OTA in Action: Josh Kascak
Meet Josh Kascak, a 6th and 7th grade leader, interventionist, speech and debate head coach, and middle school yearbook advisor at Frontier Academy Secondary in Colorado. This school year, Josh launched a new class called, “How to Survive Middle School” with his sixth and seventh graders focused on supporting their social-emotional wellbeing. After many sleepless nights, Josh came up with a project inspired by Humans of New York: the Trusted Adult Project. Josh recognized that as a result of never being told or given permission to look for and seek out the support of a trusted adult, he missed out on having that person in his life during his middle school years.

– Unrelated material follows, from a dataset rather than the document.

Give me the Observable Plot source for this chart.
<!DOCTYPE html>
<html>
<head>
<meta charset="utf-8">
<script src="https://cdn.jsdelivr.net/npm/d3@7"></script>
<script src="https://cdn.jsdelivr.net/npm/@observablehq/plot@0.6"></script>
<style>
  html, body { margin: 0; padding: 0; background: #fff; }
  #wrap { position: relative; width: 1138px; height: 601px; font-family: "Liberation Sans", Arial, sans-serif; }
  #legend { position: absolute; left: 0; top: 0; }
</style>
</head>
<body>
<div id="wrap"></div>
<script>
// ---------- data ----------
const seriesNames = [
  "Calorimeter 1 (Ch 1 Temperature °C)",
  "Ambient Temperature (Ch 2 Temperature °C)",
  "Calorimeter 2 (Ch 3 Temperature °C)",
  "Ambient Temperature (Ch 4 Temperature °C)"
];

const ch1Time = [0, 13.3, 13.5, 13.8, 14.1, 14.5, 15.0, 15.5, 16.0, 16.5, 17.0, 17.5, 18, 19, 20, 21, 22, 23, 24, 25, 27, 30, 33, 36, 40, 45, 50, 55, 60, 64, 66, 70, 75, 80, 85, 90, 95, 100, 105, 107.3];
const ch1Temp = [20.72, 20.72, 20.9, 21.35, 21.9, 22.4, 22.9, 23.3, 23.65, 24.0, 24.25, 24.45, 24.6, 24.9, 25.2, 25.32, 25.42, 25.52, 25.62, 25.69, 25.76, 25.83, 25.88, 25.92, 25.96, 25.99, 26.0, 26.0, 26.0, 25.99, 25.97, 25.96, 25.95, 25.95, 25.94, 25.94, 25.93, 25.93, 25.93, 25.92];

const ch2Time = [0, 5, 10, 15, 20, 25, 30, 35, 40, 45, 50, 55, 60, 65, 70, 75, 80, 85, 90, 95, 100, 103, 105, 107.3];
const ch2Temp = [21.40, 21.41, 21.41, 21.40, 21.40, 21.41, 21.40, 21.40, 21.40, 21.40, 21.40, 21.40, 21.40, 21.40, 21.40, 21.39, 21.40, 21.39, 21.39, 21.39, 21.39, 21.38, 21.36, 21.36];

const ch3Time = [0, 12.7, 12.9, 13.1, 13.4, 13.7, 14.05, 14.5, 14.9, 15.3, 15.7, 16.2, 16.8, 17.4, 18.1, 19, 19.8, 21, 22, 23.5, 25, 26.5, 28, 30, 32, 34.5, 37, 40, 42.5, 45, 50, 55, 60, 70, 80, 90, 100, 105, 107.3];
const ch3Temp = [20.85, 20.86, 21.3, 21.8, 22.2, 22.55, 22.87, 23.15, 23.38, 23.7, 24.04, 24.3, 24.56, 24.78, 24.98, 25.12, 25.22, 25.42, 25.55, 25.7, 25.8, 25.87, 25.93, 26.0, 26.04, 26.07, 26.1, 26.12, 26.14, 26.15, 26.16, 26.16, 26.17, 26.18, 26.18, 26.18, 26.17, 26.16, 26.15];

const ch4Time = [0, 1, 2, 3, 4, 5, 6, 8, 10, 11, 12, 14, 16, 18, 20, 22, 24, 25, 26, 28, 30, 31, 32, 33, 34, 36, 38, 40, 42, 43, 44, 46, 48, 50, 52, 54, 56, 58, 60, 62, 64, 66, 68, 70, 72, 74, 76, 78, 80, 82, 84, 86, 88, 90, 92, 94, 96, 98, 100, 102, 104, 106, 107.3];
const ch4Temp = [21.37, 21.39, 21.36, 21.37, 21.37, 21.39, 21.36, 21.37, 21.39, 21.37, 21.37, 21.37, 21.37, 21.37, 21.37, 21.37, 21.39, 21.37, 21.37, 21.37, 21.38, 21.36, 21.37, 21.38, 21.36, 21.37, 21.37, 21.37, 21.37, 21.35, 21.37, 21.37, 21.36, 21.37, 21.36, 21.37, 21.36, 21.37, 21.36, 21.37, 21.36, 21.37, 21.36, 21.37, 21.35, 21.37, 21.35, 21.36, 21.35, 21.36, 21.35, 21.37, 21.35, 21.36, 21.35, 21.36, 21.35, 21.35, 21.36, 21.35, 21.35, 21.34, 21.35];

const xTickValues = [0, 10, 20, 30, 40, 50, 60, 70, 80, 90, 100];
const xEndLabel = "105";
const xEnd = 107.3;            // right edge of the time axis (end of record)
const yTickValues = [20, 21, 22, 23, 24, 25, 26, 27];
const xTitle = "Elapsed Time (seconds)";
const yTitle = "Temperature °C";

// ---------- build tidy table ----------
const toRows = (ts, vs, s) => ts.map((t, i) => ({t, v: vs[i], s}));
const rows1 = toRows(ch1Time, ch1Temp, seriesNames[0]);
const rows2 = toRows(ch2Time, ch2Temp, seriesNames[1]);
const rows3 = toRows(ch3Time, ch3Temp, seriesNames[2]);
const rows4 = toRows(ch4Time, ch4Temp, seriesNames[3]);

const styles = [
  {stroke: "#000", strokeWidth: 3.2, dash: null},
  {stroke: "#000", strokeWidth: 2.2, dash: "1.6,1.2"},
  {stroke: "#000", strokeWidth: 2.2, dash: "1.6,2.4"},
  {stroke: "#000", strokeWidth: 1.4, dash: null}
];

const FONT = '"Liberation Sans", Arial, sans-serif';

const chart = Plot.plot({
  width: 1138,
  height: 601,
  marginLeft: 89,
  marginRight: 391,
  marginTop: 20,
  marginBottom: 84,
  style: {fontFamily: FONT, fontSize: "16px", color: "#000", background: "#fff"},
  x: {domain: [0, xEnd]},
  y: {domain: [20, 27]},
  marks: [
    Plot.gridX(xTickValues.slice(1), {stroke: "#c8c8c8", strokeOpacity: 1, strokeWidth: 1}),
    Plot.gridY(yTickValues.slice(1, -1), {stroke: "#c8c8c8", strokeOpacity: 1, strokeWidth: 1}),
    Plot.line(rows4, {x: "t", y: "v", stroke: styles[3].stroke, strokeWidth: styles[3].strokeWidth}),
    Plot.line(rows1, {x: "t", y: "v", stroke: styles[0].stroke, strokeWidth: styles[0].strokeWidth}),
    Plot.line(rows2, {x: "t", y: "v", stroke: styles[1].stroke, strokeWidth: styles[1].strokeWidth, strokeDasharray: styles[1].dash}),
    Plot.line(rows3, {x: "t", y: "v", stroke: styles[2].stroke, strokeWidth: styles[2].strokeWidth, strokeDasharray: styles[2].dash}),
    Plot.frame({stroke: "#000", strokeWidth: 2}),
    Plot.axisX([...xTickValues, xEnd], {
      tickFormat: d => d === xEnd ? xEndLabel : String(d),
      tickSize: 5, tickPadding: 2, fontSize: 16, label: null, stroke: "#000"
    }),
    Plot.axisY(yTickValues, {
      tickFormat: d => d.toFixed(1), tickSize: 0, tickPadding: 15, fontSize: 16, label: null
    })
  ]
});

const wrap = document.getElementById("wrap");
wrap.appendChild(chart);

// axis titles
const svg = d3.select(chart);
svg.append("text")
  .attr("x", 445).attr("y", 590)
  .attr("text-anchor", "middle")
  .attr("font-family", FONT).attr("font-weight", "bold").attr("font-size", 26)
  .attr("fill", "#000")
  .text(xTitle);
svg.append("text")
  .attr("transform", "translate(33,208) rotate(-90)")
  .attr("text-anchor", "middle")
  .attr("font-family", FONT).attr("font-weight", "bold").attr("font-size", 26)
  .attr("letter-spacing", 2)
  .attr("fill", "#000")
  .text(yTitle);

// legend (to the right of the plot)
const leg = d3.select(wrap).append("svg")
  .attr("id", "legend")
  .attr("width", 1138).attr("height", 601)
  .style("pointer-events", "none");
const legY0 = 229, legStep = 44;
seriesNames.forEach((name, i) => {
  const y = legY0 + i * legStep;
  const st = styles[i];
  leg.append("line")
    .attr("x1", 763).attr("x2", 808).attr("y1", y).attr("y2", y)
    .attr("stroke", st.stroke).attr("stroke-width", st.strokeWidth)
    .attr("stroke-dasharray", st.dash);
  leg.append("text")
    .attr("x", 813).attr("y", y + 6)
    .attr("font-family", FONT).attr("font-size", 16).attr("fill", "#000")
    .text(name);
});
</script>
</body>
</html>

To ensure his students had a different experience, Josh set out to create a class to empower his students to identify and find that adult in their lives, while also giving them the tools to name and define what makes an adult a trusted one. As Josh puts it, “As a part of the MTSS team at my school, I think a lot about how to best support and motivate students. To me, a big part of that is finding a way to get them engaged with school or with someone at school that they feel motivated and comfortable in working with. We spend so much time trying to force interventions, interventionists, and work upon students without much consideration for them to make the choice: what motivates them, who do they want to work with, who do they think can help them in this moment.” After reading One Trusted Adult among other resources, Josh knew that an integral part of surviving middle school was having a trusted adult.

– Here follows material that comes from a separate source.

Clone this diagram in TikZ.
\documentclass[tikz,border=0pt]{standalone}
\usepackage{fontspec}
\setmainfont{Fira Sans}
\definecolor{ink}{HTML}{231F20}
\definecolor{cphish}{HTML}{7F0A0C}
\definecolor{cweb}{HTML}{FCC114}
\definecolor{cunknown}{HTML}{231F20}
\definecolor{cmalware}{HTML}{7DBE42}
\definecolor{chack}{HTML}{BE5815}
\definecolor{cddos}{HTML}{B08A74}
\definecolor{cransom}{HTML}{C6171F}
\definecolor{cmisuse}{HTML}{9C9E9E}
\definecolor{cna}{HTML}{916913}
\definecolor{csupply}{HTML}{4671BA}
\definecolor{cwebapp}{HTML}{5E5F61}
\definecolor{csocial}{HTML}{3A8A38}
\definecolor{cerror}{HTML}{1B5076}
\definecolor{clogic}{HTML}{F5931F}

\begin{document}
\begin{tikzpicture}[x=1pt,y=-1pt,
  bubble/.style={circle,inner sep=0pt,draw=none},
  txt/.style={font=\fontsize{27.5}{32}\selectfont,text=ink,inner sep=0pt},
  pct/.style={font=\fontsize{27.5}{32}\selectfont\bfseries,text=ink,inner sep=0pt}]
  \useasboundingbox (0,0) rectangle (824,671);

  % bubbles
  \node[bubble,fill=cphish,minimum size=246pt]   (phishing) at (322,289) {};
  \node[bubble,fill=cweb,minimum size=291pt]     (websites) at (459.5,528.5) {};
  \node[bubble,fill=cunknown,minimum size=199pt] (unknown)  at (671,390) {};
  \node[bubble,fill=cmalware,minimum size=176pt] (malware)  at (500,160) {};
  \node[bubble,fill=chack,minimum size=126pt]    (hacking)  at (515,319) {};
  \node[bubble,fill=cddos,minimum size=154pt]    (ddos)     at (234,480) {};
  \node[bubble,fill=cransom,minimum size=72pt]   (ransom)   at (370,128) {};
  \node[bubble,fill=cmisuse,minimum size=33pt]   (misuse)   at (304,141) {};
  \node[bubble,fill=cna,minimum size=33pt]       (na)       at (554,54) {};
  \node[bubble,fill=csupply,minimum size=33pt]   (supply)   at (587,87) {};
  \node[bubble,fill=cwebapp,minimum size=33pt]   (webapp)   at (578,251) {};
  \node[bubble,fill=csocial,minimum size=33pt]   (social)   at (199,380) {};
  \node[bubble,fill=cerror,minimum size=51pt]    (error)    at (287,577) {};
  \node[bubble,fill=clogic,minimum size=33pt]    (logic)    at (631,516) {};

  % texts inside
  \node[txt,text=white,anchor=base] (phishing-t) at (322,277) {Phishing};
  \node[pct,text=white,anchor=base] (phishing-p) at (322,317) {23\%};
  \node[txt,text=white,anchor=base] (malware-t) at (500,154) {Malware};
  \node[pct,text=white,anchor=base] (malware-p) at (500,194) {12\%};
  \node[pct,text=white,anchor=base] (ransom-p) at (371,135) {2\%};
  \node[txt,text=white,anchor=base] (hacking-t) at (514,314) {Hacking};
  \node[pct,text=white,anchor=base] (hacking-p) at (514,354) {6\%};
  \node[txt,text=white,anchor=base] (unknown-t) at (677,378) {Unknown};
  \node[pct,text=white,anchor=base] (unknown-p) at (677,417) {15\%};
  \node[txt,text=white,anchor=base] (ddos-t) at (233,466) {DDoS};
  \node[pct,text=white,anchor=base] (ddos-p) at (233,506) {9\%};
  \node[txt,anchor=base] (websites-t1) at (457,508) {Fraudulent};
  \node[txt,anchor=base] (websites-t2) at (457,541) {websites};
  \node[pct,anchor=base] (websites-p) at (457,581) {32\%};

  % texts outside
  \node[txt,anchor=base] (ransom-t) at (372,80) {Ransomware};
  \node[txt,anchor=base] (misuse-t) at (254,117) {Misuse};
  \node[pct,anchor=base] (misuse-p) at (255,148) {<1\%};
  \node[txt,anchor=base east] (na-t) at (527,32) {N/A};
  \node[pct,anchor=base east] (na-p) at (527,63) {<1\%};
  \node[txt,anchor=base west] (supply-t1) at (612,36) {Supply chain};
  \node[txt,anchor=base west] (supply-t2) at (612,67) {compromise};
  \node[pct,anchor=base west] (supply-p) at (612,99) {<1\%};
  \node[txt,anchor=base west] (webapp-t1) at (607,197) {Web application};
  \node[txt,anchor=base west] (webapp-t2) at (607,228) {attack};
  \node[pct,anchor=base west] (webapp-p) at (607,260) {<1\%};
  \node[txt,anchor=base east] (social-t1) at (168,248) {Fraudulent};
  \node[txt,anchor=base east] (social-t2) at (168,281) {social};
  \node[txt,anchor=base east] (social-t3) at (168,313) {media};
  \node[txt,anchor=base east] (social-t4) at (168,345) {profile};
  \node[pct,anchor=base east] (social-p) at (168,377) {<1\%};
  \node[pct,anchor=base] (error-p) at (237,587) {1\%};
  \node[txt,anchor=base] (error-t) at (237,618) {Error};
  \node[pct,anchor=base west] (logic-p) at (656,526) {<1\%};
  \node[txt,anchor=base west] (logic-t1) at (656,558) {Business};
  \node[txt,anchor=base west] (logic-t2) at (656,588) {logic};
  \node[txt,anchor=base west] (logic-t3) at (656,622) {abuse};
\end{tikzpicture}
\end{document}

After identifying a trusted adult and interviewing them, students reflected on what they had learned about the adult they named as trusted. In reflecting about their experiences, students defined what makes an adult a trusted one. In many cases, students’ responses were connected to the benefits of having a Trusted Adult. One student shared, “I think it’s important to have a trusted adult because when you need someone to talk to, help you, or even just to know you have someone you can count on.” Another shared, “Because everyone needs to be able to rely on someone and not just be the person everyone else rely’s on.” The students collectively recognized that Trusted Adults are someone you feel safe, comfortable, and trusted around.
What’s next for Josh and his 6th and 7th graders? Share what they’ve learned with the larger school-wide population to empower others to seek out, name and connect with a Trusted Adult. Josh plans to continue the project in coming years hoping to add to it as he continues investing and engaging in the work of a Trusted Adult.